In thus carrying the Lied to the highest point of development it has yet reached, Schubert became one of the chief sources of inspiration for modern music in all its departments. The influence of his conception of the Lied is to be seen in all his most highly developed and characteristic writing for piano, for orchestra, and for chorus. In his earlier symphonies, quartets, and sonatas he was strongly influenced by his study of Mozart, and his own individuality is by no means so distinctly asserted as in his songs. If the sonata form of expression were as easily caught as the simple song form, this need not have been the case. After Schubert had mastered the sonata form so that it became for him as easy a vehicle of spontaneous expression as the Lied, his sonatas and symphonies became strongly characteristic and replete with originality. This is exemplified in his eighth and tenth symphonies, in his piano sonatas, Op. 42 and Op. 78, and in his later chamber music. In such compositions he simply worked within the forms perfected by Beethoven and did nothing to extend them. But his musical individuality, saturated with the Lied, impressed upon these noble works features that have influenced all later instrumental music, imparting to it a more romantic character. As Mr. Paine observes, "we are constantly surprised by the sudden and abrupt modulations, rhythmical effects of melody and accompaniment which we call Schubert's that give variety and life to his movements. The Unfinished Symphony in B minor is perhaps the most noteworthy in these respects; it is the epitome of his genius, and well typifies his own unfinished but perfect life."

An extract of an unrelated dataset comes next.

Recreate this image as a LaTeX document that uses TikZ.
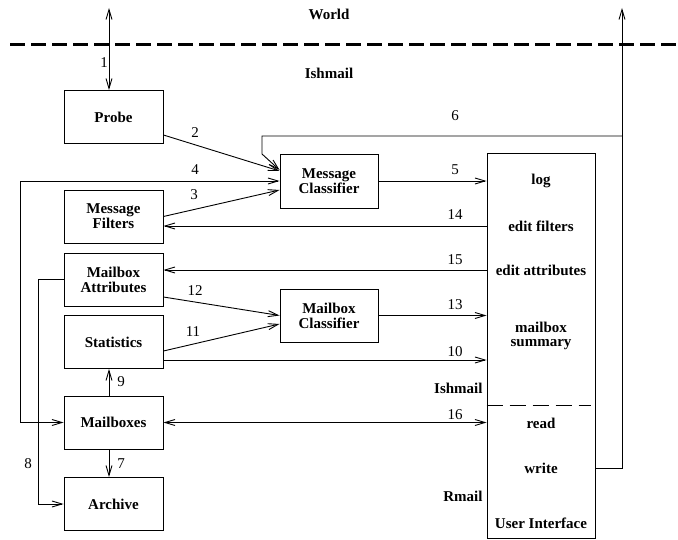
\documentclass[tikz,border=0pt]{standalone}
\usepackage{fontspec}
\setmainfont{Liberation Serif}
\usepackage{tikz}
\usetikzlibrary{arrows.meta, positioning, calc}

\begin{document}
\begin{tikzpicture}[
    x=1pt, y=-1pt,
    >={Straight Barb[length=10pt,width=6pt]},
    line width=0.9pt,
    box/.style={draw, minimum width=99pt, minimum height=53pt, inner sep=0pt, align=center, font=\fontsize{15}{15}\selectfont\bfseries},
    num/.style={font=\fontsize{15}{15}\selectfont, inner sep=0pt},
    region/.style={font=\fontsize{15}{15}\selectfont\bfseries, inner sep=0pt},
    item/.style={font=\fontsize{15}{15}\selectfont\bfseries, inner sep=0pt, align=center},
]
    \useasboundingbox (0,0) rectangle (678,540);
    % world / ishmail border
    \coordinate (bl) at (10,45);
    \coordinate (br) at (678,45);
    \draw[line width=3pt, dash pattern=on 15pt off 6pt] (bl) -- (br);
    \node[region] (world) at (329,14) {World};
    \node[region] (ishtop) at (329,73) {Ishmail};

    % left column
    \node[box] (probe) at (113.5,117) {Probe};
    \node[box] (filters) at (113.5,216.5) {Message\\Filters};
    \node[box] (attrs) at (113.5,279.5) {Mailbox\\Attributes};
    \node[box] (stats) at (113.5,342) {Statistics};
    \node[box] (mboxes) at (113.5,422.5) {Mailboxes};
    \node[box] (archive) at (113.5,504) {Archive};

    % classifiers
    \node[box, minimum width=98pt, minimum height=54pt] (msgclass) at (329,181) {Message\\Classifier};
    \node[box, minimum width=98pt] (boxclass) at (329,315.5) {Mailbox\\Classifier};

    % user interface
    \node[draw, minimum width=108pt, minimum height=385pt, inner sep=0pt] (ui) at (541,345.5) {};
    \node[item] (log) at (541,181) {log};
    \node[item] (editf) at (541,226) {edit filters};
    \node[item] (edita) at (541,270) {edit attributes};
    \node[item] (summary) at (541,336) {mailbox\\[-0.5pt]summary};
    \node[item] (read) at (541,423) {read};
    \node[item] (write) at (541,468) {write};
    \node[item] (uiname) at (541,523) {User Interface};
    \draw[line width=0.8pt, dash pattern=on 16pt off 7pt] (ui.west |- 0,405) -- ($(ui.east |- 0,405)+(-4,0)$);
    \node[region, anchor=east] (ishlow) at (483,388) {Ishmail};
    \node[region, anchor=east] (rmail) at (483,496) {Rmail};

    % connectors
    \coordinate (worldin) at (109,8);
    \coordinate (up6) at (622,8);
    \coordinate (turn6) at (262,154);
    \coordinate (left4) at (20,0);
    \coordinate (left8) at (38,0);

    \draw[<->] (worldin) -- (worldin |- probe.north);
    \draw[->] ($(probe.east)+(0,18)$) -- ($(msgclass.west)+(0,-10)$);
    \draw[->] (filters.east) -- ($(msgclass.west)+(0,9)$);
    \draw[<->] (msgclass.west) -| (left4 |- mboxes.west) -- (mboxes.west);
    \draw[->] (msgclass.east) -- (ui.west |- msgclass.east);
    \draw[->] (ui.east |- write) -| (up6);
    \draw[->] (up6 |- 0,136) -- (turn6 |- 0,136) -- (turn6) -- ($(msgclass.west)+(0,-11)$);
    \draw[->] (mboxes.south -| 109,0) -- (archive.north -| 109,0);
    \draw[->] (attrs.west) -| (left8 |- archive.west) -- (archive.west);
    \draw[->] (mboxes.north -| 109,0) -- (stats.south -| 109,0);
    \draw[->] ($(stats.east)+(0,18)$) -- (ui.west |- 0,360);
    \draw[->] ($(stats.east)+(0,9)$) -- ($(boxclass.west)+(0,8.5)$);
    \draw[->] ($(attrs.east)+(0,17.5)$) -- (boxclass.west);
    \draw[->] (boxclass.east) -- (ui.west |- boxclass.east);
    \draw[->] (ui.west |- 0,226) -- ($(filters.east)+(0,9.5)$);
    \draw[->] (ui.west |- 0,270) -- ($(attrs.east)+(0,-9.5)$);
    \draw[<->] (mboxes.east) -- (ui.west |- mboxes.east);

    % flow numbers
    \node[num] (n1) at (104,63) {1};
    \node[num] (n2) at (195,133) {2};
    \node[num] (n3) at (194,195) {3};
    \node[num] (n4) at (195,170) {4};
    \node[num] (n5) at (455,170) {5};
    \node[num] (n6) at (455,116) {6};
    \node[num] (n7) at (121,464) {7};
    \node[num] (n8) at (28,464) {8};
    \node[num] (n9) at (121,382) {9};
    \node[num] (n10) at (455,352) {10};
    \node[num] (n11) at (193,332) {11};
    \node[num] (n12) at (195,291) {12};
    \node[num] (n13) at (455,305) {13};
    \node[num] (n14) at (455,215) {14};
    \node[num] (n15) at (455,260) {15};
    \node[num] (n16) at (455,415) {16};
\end{tikzpicture}
\end{document}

In similar wise, in his smaller works for piano—his impromptus, "moments musicals," dances, marches, variations, etc.—we see the marked influence of the Lied. The impromptu in G major, Op. 90, for example, is a "song without words." In piano music not only Mendelssohn and Schumann, but also Chopin, drew copious inspiration from Schubert, who thus stands as one of the principal founders of the modern imaginative and romantic schools.